Are you going to try to do through cuts on 4×4 lumber with your stack dado set?

Am I missing something?


----------



## richgreer (Dec 25, 2009)

I have a slightly different twist on this subject. I have the Freud SD606 dado set. This is the 6" one with the dial-a-width feature. Because of the dial-a-width feature, my depth is limited to 1.25". If I purchased the 8" version of the dado set, the depth could go to 2.25"

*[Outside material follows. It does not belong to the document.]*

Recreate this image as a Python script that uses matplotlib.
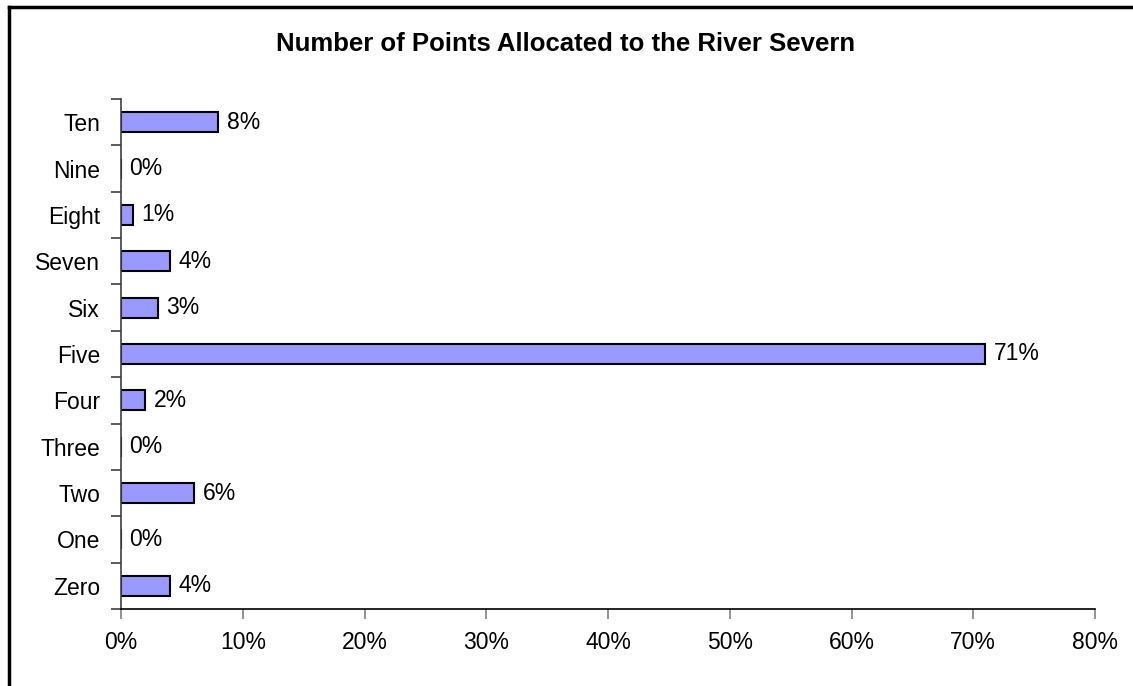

However, for me, I never need a dado depth greater than 1.25". I have difficulty figuring out why anyone else would either.


----------



## asthesawturns (Aug 23, 2009)

through dados? I have a 6" that I mounted on my bench top craftsman, could only cut about a 1/2 wide, so it did save a little time, except that it would trip the onboard circuit breaker (craftsman tools sometimes have that) I didn't even think about touching the little red button until I had it all apart and was ready to take it in for service. I have heard that the 8" dados leave cleaner cuts. Good luck


----------



## 559dustdesigns (Sep 23, 2009)

BreakingBoardom, 
I've got an Amana Tool 8" stack dado set model #658030. I really like this set the out side blades have 24 tpi.Its came with the shims with it. I guess the Forrest set would be better. But this set does everything I need. I'd get the best thing I could afford. I used to have a cheap Craftsman 8" set about 7 years ago when I first got in to making dust. This set is my friend's at the moment he got it when he bought a used Jet saw. It came from Ideal saw works of Fresno, originally. It was brand new and I've been the only one to use it. I have been twisting his arm to trade me something for it. Hopefully it will soon become my own.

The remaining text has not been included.